Arts: Artificial Intelligence

(asked on 1st June 2022) - View Source

Question to the Department for Digital, Culture, Media & Sport:

To ask the Secretary of State for Digital, Culture, Media and Sport, what recent assessment she has made regarding the impact of artificial intelligence developments on employment opportunities for performers and creative workers.


Answered by
Chris Philp Portrait
Chris Philp
Shadow Home Secretary
This question was answered on 13th June 2022

Artificial Intelligence (AI) is one of the global trends which will transform our future, changing jobs across the economy, including those working in the arts and creative industries.

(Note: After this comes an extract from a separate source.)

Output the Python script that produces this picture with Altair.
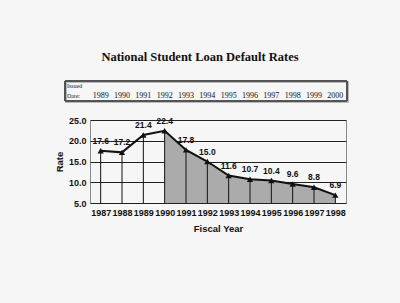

The creative industries’ growing interdependence with the digital sector is inspiring business growth, invention and investment. The sector already makes ingenious use of AI in many ways: to recommend content on streaming platforms, to create Luke Skywalker’s voice in The Mandalorian, and to govern the behaviour of non-playable characters in video games. However adoption of AI is not uniform across the sub sectors, which risks us missing prime opportunities to improve productivity and growth.

We want our creative workers to be able to build further on these technological opportunities, which will play an increasingly vital part in the sectors’ success, whilst safeguarding against risks associated with increasing automation. Our Creative Industries Sector Vision will set out a long-term strategy focused on promoting growth, with a section dedicated to the exciting future of this dynamic workforce, including the impact of AI.

In the National AI Strategy, the government set out a number of steps it is taking to develop the brightest, most diverse workforce: from bolstering the provision of higher level skills at PhD and Masters level to developing research that helps employees, from across sectors, to understand what skills are needed for them to effectively use AI in a business setting.

Additionally, UK Research & Innovation (UKRI) is developing a programme to help accelerate the adoption of AI in certain low AI maturity sectors which are key to the UK economy, with the creative industries being a potential priority sector to explore, which will help to improve the sector’s productivity.